Whether the PLAN is building four or 40, U.S. analysts are saying that China needs to be taken seriously.

“It means that the PLA and the party are serious about operating carrier battle groups in the near and far seas by about 2020,” said Larry Wortzel, a senior member of the U.S.-China Economic and Security Review Commission. “This was one of the goals for the PLAN, and it means that China can project power more effectively in the South China Sea.”

Wortzel is the author of a new book, “The Dragon Extends Its Reach.”

In November, China asserted the right to conduct more surveillance and control over the East China Sea with an air defense identification zone, and expectations among U.S. analysts are high that a zone for the South China Sea will be declared this year.

The Hong Kong newspaper further claimed, quoting PLAN senior Capt. Li Jie, that the second carrier would be a medium-sized vessel in the 53,000-ton range, the same tonnage as the Liaoning. Li was further quoted as stating that rumors that other carriers would be built in other shipyards are untrue. He said Dalian had the most experience in building advanced warships, including submarines and the refitting of the Liaoning.

This could be evidence of regional competition at a high political level for military business in China, said Richard Fisher, a senior fellow at the International Assessment and Strategy Center. “The top Communist Party leader for Liaoning province, or the Dalian-area aircraft carrier complex, is touting his carrier program over Shanghai’s developing carrier construction complex.”

In 2013, the Dalian Shipyard and Shanghai’s Jiangnan-Changxin shipyard produced segments of aircraft carrier hulls.

“This was done to prove capability, but in Jiangnan’s case, the segment will soon grace a new corporate park for employees. I fully expect that Jiangnan will also start a carrier project very soon, meaning China will soon have two carriers under construction,” said Fisher, author of the book, “China’s Military Modernization.”

China conducted its first exercise in December in the South China Sea as a complete Chinese “aircraft carrier battle group,” said Bernard “Bud” Cole, a China naval specialist at the U.S. National War College.

The exercise also resulted in an incident at sea between a U.S. Navy cruiser and a PLAN amphibious warfare vessel.

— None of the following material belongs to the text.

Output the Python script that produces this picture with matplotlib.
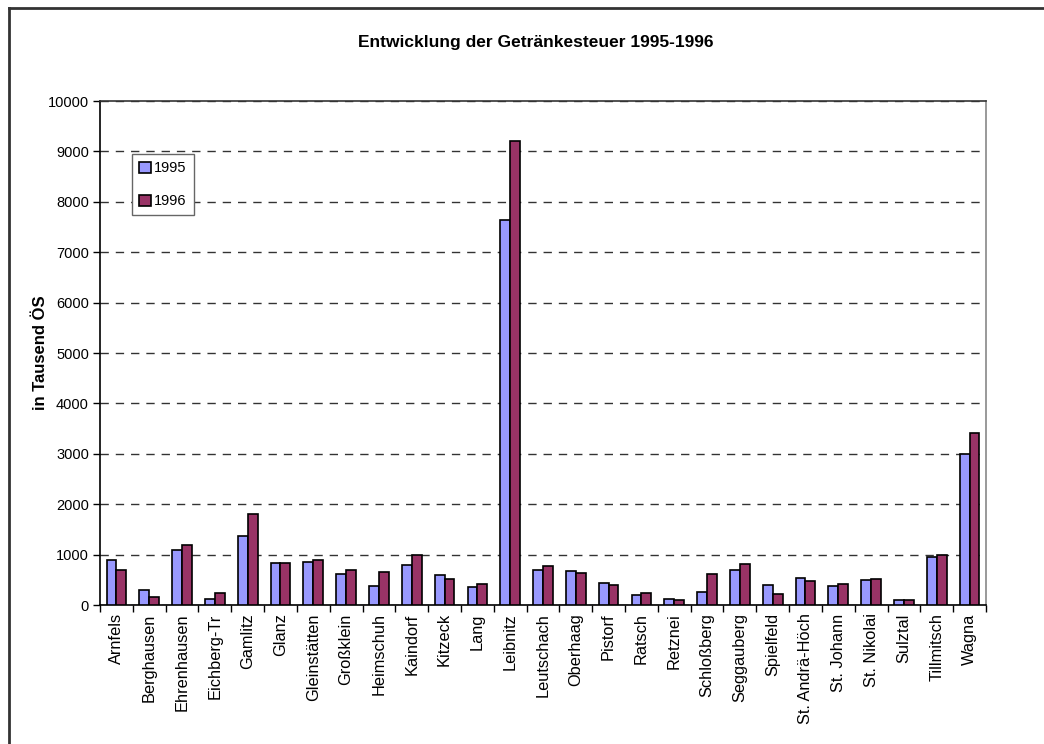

“The Liaoning is more a political statement than a formidable warship – primarily because of the severe weight restrictions on the embarked J-15 aircraft because of the ‘ski jump’ configuration of the ship,” said Cole, author of the book, “The Great Wall at Sea.”

Future carriers, he said, may have to be outfitted with catapults or employ a lighter aircraft, “possibly a derivation of the J-31” stealth fighter.

Four carriers would give China a real, albeit limited, blue water capability, Cliff said, adding, “Let’s not get too excited, though.”

The Liaoning carries about 22 fixed-wing combat aircraft, compared to 72 for a U.S. Nimitz-class carrier. “So each Chinese carrier will have only a third of the combat power, at best, of a U.S. carrier,” Cliff said. Chinese anti-submarine warfare capabilities are weak, so protecting its carriers from U.S. attack submarines would be problematic.

Four Chinese carriers in the medium-tonnage range would not represent a significant threat to U.S. naval supremacy, he said. “They would, however, give China the capability to project air power against lesser countries outside of the range of China’s land-based aircraft,” said Cliff, co-author of the book, “The Chinese Air Force: Evolving Concepts, Roles, and Capabilities.”

“And for missions like counterpiracy patrols off of Somalia, having a carrier around would be nice, because it can cover a lot more area and more targets than a surface combatant,” Cliff said.